So for those who don't know, most of the actual data is in cd.wad and the metadata that actually tells you where everything is is cd.hed, which consists of a bunch of 3-uint32_t tuples with the filename_hash, the offset_into_the_wad, and the length. The upside is it's nice and fast to look things up. The downside is it's a nuisance to rip as you lack the filenames.

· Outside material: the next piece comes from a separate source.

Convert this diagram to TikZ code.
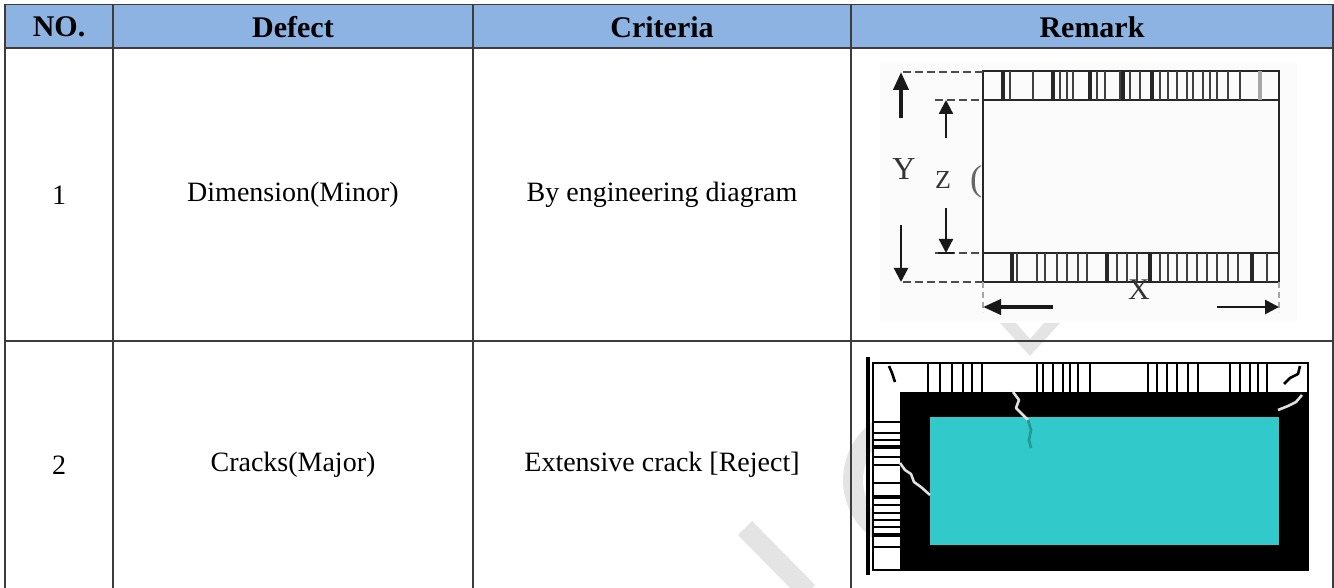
\documentclass[tikz,border=0pt]{standalone}
\usepackage{fontspec}
\setmainfont{Liberation Serif}
\usetikzlibrary{arrows.meta}
\definecolor{hdr}{HTML}{8DB3E2}
\definecolor{gridc}{HTML}{3C3C3C}
\definecolor{pool}{HTML}{31C9C9}
\definecolor{wm}{HTML}{E4E4E4}
\begin{document}
\begin{tikzpicture}[x=0.5pt,y=-0.5pt,
  tablerule/.style={draw=gridc, line width=0.8pt},
  hd/.style={font=\fontsize{15}{17}\selectfont\bfseries, anchor=center, inner sep=0pt},
  cell/.style={font=\fontsize{14}{16}\selectfont, anchor=center, inner sep=0pt},
  ink/.style={draw=black!85, line width=0.8pt},
  bar/.style={draw=black!75, line width=0.8pt},
  tbar/.style={draw=black!85, line width=1.8pt},
  dimarrow/.style={draw=black!90, line width=1.1pt, -{Triangle[length=7pt,width=7pt]}},
  bigarrow/.style={draw=black!90, line width=2pt, -{Triangle[length=9pt,width=7.5pt]}},
  dashrule/.style={draw=black!70, line width=0.8pt, dash pattern=on 4pt off 2pt},
  crackw/.style={draw=white!88!black, line width=1.3pt, line join=round},
  crackb/.style={draw=black, line width=1.3pt, line join=round},
  wmark/.style={draw=wm, line width=10pt}]
\useasboundingbox (0,0) rectangle (1334,588);
% header band
\fill[hdr] (5,4.5) rectangle (1333,48);
% watermark
\fill[wm] (1000,323) -- (1016,323) -- (1030,339) -- (1044,323) -- (1060,323) -- (1030,356) -- cycle;
\draw[wmark] (745,528) -- (808,592);
\draw[wmark] (915,480) ++(125:62) arc[start angle=125, end angle=235, radius=62];
% ---------- remark drawing 1 ----------
\fill[black!1.5] (880,63) rectangle (1297,321);
\draw[ink, line width=1.1pt] (983,71) rectangle (1279,282);
\draw[ink] (983,100) -- (1279,100);
\draw[ink] (983,253) -- (1279,253);
\foreach \x in {1010,1033,1060,1067,1073,1097,1105,1120,1130,1140,1160,1168,1177,1187,1193,1203,1210,1217,1228,1240}
  \draw[bar] (\x,71) -- (\x,100);
\foreach \x in {1003,1053,1090,1123,1152}
  \draw[tbar] (\x,71) -- (\x,100);
\draw[draw=black!35, line width=1.8pt] (1260,71) -- (1260,100);
\foreach \x in {1017,1037,1045,1057,1067,1078,1087,1117,1127,1137,1160,1168,1177,1187,1197,1207,1217,1228,1238,1267}
  \draw[bar] (\x,253) -- (\x,282);
\foreach \x in {1012,1107,1150,1252}
  \draw[tbar] (\x,253) -- (\x,282);
\draw[dashrule] (903,72) -- (983,72);
\draw[dashrule] (935,100) -- (983,100);
\draw[dashrule] (935,253) -- (983,253);
\draw[dashrule] (903,282) -- (983,282);
\draw[draw=black!35, line width=0.7pt, dash pattern=on 3pt off 2pt] (983,282) -- (983,312);
\draw[draw=black!35, line width=0.7pt, dash pattern=on 3pt off 2pt] (1279,282) -- (1279,312);
\draw[bigarrow] (901,118) -- (901,72);
\draw[dimarrow] (901,225) -- (901,282);
\draw[dimarrow] (946,138) -- (946,100);
\draw[dimarrow] (946,208) -- (946,253);
\draw[draw=black!90, line width=0.9pt] (938,253) -- (954,253);
\draw[bigarrow] (1053,307) -- (983,307);
\draw[dimarrow, line width=1.4pt] (1217,307) -- (1279,307);
\node[font=\fontsize{16}{16}\selectfont, text=black!80, inner sep=0pt] (ly) at (904,169) {Y};
\node[font=\fontsize{13}{13}\selectfont, text=black!80, inner sep=0pt] (lz) at (943,180) {Z};
\node[font=\fontsize{18}{18}\selectfont, text=black!60, inner sep=0pt] (lp) at (976,182) {(};
\node[font=\fontsize{15}{15}\selectfont, text=black!80, inner sep=0pt] (lx) at (1139,290) {X};
% ---------- remark drawing 2 ----------
\draw[black, line width=1.6pt] (868,357) -- (868,575);
\draw[black, line width=1pt, fill=white] (873,363) rectangle (1308,570);
\fill[black] (900,392) rectangle (1308,570);
\fill[pool] (930,417) rectangle (1279,545);
\foreach \x in {928,940,952,963,972,982,1037,1043,1053,1063,1070,1078,1090,1148,1157,1167,1177,1188,1198,1230,1240,1250,1258,1267}
  \draw[black, line width=1pt] (\x,363) -- (\x,392);
\foreach \y in {422,433,440,457,465,483,505,513,520,527,547}
  \draw[black, line width=0.9pt] (873,\y) -- (900,\y);
\foreach \y in {447,497,535}
  \draw[black, line width=1.8pt] (873,\y) -- (900,\y);
\draw[crackb] (889,366) -- (892,373) -- (895,382);
\draw[crackb] (1300,366) -- (1298,374) -- (1290,378) -- (1284,384);
\draw[crackw] (1302,395) -- (1296,402) -- (1288,406) -- (1278,410);
\draw[crackw] (1013,392) -- (1019,400) -- (1016,408) -- (1024,416) -- (1028,420);
\draw[draw=black!25!pool, line width=1.3pt, line join=round] (1028,420) -- (1031,430) -- (1029,440) -- (1031,448);
\draw[crackw] (900,463) -- (905,470) -- (911,474) -- (914,482) -- (921,487) -- (930,495);
% ---------- table rules ----------
\draw[tablerule] (5,4.5) -- (1333,4.5);
\draw[tablerule] (5,48) -- (1333,48);
\draw[tablerule] (5,341) -- (1333,341);
\foreach \x in {5,113,473,851,1333}
  \draw[tablerule] (\x,4.5) -- (\x,588);
% ---------- texts ----------
\node[hd] (hno) at (59,27) {NO.};
\node[hd] (hdef) at (293,27) {Defect};
\node[hd] (hcri) at (662,27) {Criteria};
\node[hd] (hrem) at (1092,27) {Remark};
\node[cell] (n1) at (59,195) {1};
\node[cell] (d1) at (293,195) {Dimension(Minor)};
\node[cell] (c1) at (662,195) {By engineering diagram};
\node[cell] (n2) at (59,465) {2};
\node[cell] (d2) at (293,465) {Cracks(Major)};
\node[cell] (c2) at (662,465) {Extensive crack [Reject]};
\end{tikzpicture}
\end{document}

Here's the hash algorithm. It's a broken version of CRC-32 which may have been "obfuscated"... but for some reason they still kept the usual 0xEDB88320 polynomial so it sticks out like a sore thumb anyway.

Code: Select all

`uint32_t namehash(const char *s)`

{

uint32_t csum = (uint32_t)(int32_t)-1;

for(int i = 0; s[i] != '\x00'; i++) {

uint32_t a1 = (uint32_t)(uint8_t)s[i];

// Convert to lower case

if(a1 >= 'A' && a1 <= 'Z') {

a1 += 32;

}

// Broken CRC-32 implementation

//

// Normal CRC-32:

// * Shift right, if carry then XOR by 0xEDB88320

//

// THPS2 Special! Wow! edition:

// * Rotate left, shift original XOR'd val right, if carry then XOR by 0xEDB88320

uint32_t v0 = (a1 ^ csum);

uint32_t bits = (v0 & 0xFF);

// Reference implementation

for(int j = 0; j < 8; j++)

{

// Rotate left

csum = ((csum>>31)&1)|(csum<<1);

// Then apply the polynomial

if((bits & 1) != 0) {

csum ^= 0xEDB88320;

}

// Shift along

bits >>= 1;

}

}

return csum;

}

Also, huge shoutouts to Graymatter LTI for including a whole bunch of juicy stuff in the PC version that really shouldn't be there, like, ooh, the build logs and the complete symbol table for the PS1 demo version, and all the definitions used in the TRG files which makes reverse-engineering the maps that much easier. But on a more humble note, they at least kept the filenames fully intact on the PC version, which was invaluable for a few sets of filenames.

EDIT: Oops, the comment said "rotate right" - it's a left rotate.